I’ve cooled off a bit after my previous rant regarding WotLK and thought I would take a more calculated look at my issue with the expansion: the amount of content offered in the end-game.
The root of the problem, I have decided, is the cannibilization of content that occurs whenever a WoW expansion is released. The fact that all other previous raids and dungeons are completely meaningless after the release of a new expansion. The game world literally shrinks every time.
Back in the days of EverQuest, a new expansion never meant the death of an old one. The new additions might allow struggling guilds to progress further than they had before, but the content was still important and therefore still enjoyable to do. Planes of Power, one of the best expansions the game ever saw, was released in 2002 yet the content lasted guilds for years and expansions to come after that. The gear mattered, the progression mattered. One of the main reasons this remained possible was that not every EQ expansion offered a level cap increase. That, and, many encounters were gear checks, therefore you needed previous raid gear to progress into new content. Blizzard clearly seems to disagree with this design, but I think the game would benefit greatly overall if they gave it another look.

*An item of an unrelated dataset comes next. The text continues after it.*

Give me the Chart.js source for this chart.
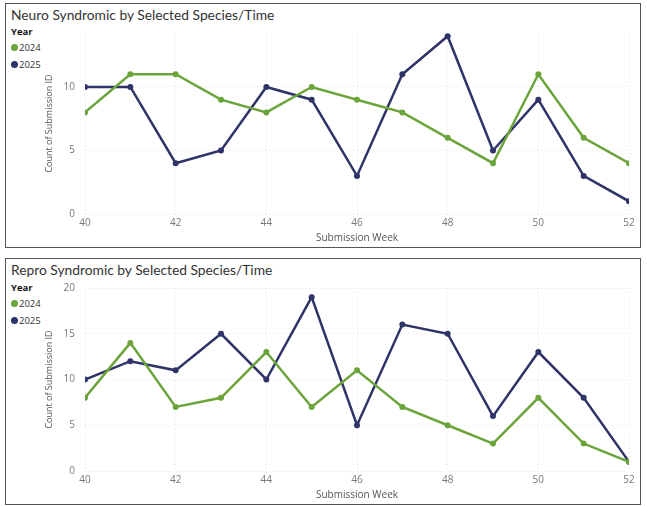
<!DOCTYPE html>
<html>
<head>
<meta charset="utf-8">
<script src="https://cdn.jsdelivr.net/npm/chart.js@4.4.1/dist/chart.umd.min.js"></script>
<style>
  body { margin: 0; background: #fff; font-family: "Open Sans", "Noto Sans", sans-serif; }
  .panel { position: absolute; left: 5px; width: 636px; border: 1px solid #555; box-sizing: border-box; background: #fff; }
  .title { position: absolute; left: 5px; top: 0px; font-family: Lato, sans-serif; font-size: 13.8px; line-height: 21px; color: #333; white-space: nowrap; }
  .legend { position: absolute; left: 5px; font-size: 9.5px; color: #333; line-height: 12px; }
  .legend .head { font-weight: 700; color: #111; height: 13px; }
  .legend .item { display: flex; align-items: center; gap: 1px; height: 17px; }
  .legend .dot { width: 7px; height: 7px; border-radius: 50%; }
  .holder { position: absolute; left: 0; }
</style>
</head>
<body>
<div class="panel" id="p1" style="top:3px;height:245px;">
  <div class="title">Neuro Syndromic by Selected Species/Time</div>
  <div class="legend" id="lg1" style="top:22px;"></div>
  <div class="holder" style="top:13px;width:634px;height:228px;"><canvas id="c1"></canvas></div>
</div>
<div class="panel" id="p2" style="top:258px;height:247px;">
  <div class="title">Repro Syndromic by Selected Species/Time</div>
  <div class="legend" id="lg2" style="top:23px;"></div>
  <div class="holder" style="top:13px;width:634px;height:230px;"><canvas id="c2"></canvas></div>
</div>
<script>
const weeks = [40, 41, 42, 43, 44, 45, 46, 47, 48, 49, 50, 51, 52];
const years = ['2024', '2025'];
const neuro2024 = [8, 11, 11, 9, 8, 10, 9, 8, 6, 4, 11, 6, 4];
const neuro2025 = [10, 10, 4, 5, 10, 9, 3, 11, 14, 5, 9, 3, 1];
const repro2024 = [8, 14, 7, 8, 13, 7, 11, 7, 5, 3, 8, 3, 1];
const repro2025 = [10, 12, 11, 15, 10, 19, 5, 16, 15, 6, 13, 8, 1];

const COLORS = ['#6AA43A', '#2E3368'];

function legend(id) {
    let html = '<div class="head">Year</div>';
    years.forEach((y, i) => {
        html += `<div class="item"><div class="dot" style="background:${COLORS[i]}"></div><span>${y}</span></div>`;
    });
    document.getElementById(id).innerHTML = html;
}

function makeChart(canvasId, seriesList, yMax) {
    const datasets = seriesList.map((vals, i) => ({
        label: years[i],
        data: weeks.map((w, j) => ({ x: w, y: vals[j] })),
        borderColor: COLORS[i],
        backgroundColor: COLORS[i],
        borderWidth: 2.5,
        pointRadius: 3,
        pointBorderWidth: 0,
        pointHoverRadius: 3,
        tension: 0,
    }));
    // faint dotted grid, like the original
    const grid = { color: '#e2e2e2', lineWidth: 1, tickLength: 0, drawTicks: false };
    new Chart(document.getElementById(canvasId), {
        type: 'line',
        data: { datasets },
        options: {
            responsive: true,
            maintainAspectRatio: false,
            animation: false,
            layout: { padding: { left: 38, right: 11, top: 0, bottom: 0 } },
            plugins: { legend: { display: false }, tooltip: { enabled: false } },
            scales: {
                x: {
                    type: 'linear',
                    min: 40, max: 52,
                    border: { display: false, dash: [1, 3] },
                    grid: grid,
                    ticks: { stepSize: 2, color: '#777', font: { size: 10, family: 'Open Sans' }, padding: 3 },
                    title: { display: true, text: 'Submission Week', color: '#555', font: { size: 10, family: 'Open Sans' }, padding: { top: 0, bottom: 1 } },
                },
                y: {
                    min: 0, max: yMax,
                    border: { display: false, dash: [1, 3] },
                    grid: grid,
                    afterFit(scale) { scale.width = 41; },
                    ticks: { stepSize: 5, includeBounds: false, color: '#777', font: { size: 10, family: 'Open Sans' }, padding: 10 },
                    title: { display: true, text: 'Count of Submission ID', color: '#555', font: { size: 9, family: 'Open Sans' }, padding: 0 },
                },
            },
        },
    });
}

legend('lg1');
legend('lg2');
makeChart('c1', [neuro2024, neuro2025], 14.25);
makeChart('c2', [repro2024, repro2025], 20);
</script>
</body>
</html>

Consider the Sunwell instance, which Blizzard hasĀ said a minuscule portion of the playerbase ever saw. Would it really have been a bad thing if the level cap had only been raised to, say, 75, and the completion of Sunwell was necessary before moving on to WotLK raids? I think not. If most of your playerbase hasn’t seen content yet, then there’s nothing wrong with giving them a chance to do so. You aren’t forcing them to hang back while others get to play with new toys because that content is still new to them if they didn’t finish it. Tone the content down if you want (as Blizzard did with Sunwell, but most people still never saw it) so the casuals can get through it, but USE the content and make it matter. I would much rather do the content as it was intended than see it rehashed a la the new Naxxramas.
Consider this, for example:
Let’s say the next WoW expansion is a mini-expansion that does not raise the level cap, but adds a new, small talent tree in which points are earned through Achievements, and adds only a small continent featuring some new dailies and tradeskill quests, a few 5-man dungeons, and two new raid dungeons – one unlocking the next. The 5-mans would be immediately accessible and contain loot on par with current heroics, but with better stat allocation, as well as various flavor items such as illusion items and mounts to make it fun for those who do not need the gear. The raids would be difficult enough to require a guild to have previously farmed Icecrown Citadel (assuming it is the last WotLK raid instance) to proceed.
What this would do is add new content without making the previous content completely obsolete.
- Casual Non-Raiders could get new loot from the 5-mans, enjoy the new quests, and would become more interested in Achievements they may not have considered doing previously because it would now earn them the special talent points. This extends to all players really, as there are a huge number of people who simply don’t care that much about earning achievements currently. The points would give them something more desirable than mounts or titles to strive for. This would breathe new life into ALL content in the game, for any Achievement deemed worthy of earning these new points.
- Casual Raiders would have a better shot at clearing previous raid content they had struggled with such as Ulduar or Icecrown Citadel thanks to loot from the 5-mans as well as the new talent points. The excitement of reaching the new raid content would give them a tangible goal to work towards and the old content doesn’t have to go to waste.
- Hardcores would feel rewarded for the Achievements they already worked hard to earn, and would enjoy the headstart with the new raids since they have already cleared the previous content. They would still enjoy the new 5-mans for the flavor items and the daily quests for gold. The first raid would be a race to see who could unlock the second one first, but that raid would be difficult enough that the first dungeon must be farmed for gear in order to truly succeed. This would bring us back to an era where we actually cared about who got world first or server first kills.
In other words, essentially what I’m saying is that I think the free content updates such as the Isle of Quel’danas and Sunwell have been better for the game than the actual expansions themselves. When the new badge vendor opened up on the Isle along with the nerfs to Kael’thas and Vashj, that was one of the greatest times to be playing TBC as a lower-end raider and the hardcores were pretty happy too.
My biggest complaint was how fast the raid content was completed in WotLK, but If I had had to gear up in Sunwell to do Naxx, gear up in Naxx to do Sartharion, and so on, I’d probably still be working my way up and enjoying myself. Maybe this is just my old EQ self resurfacing, but it sounds more fun that way to me.
So, I guess my question is, why does Blizzard feel each expansion has to hit such a hard reset button? The content updates are hugely popular with the playerbase, why not follow that model more closely?
Do people really like leveling up that much? I’m going to say no, and that an expansion that was just full of end-game content (of all kinds, not just raiding) would be hugely welcomed by the WoW community. Then again, I am a raider and maybe I’m just looking at it from my own perspective too much. I’d love to get other people’s thoughts on this.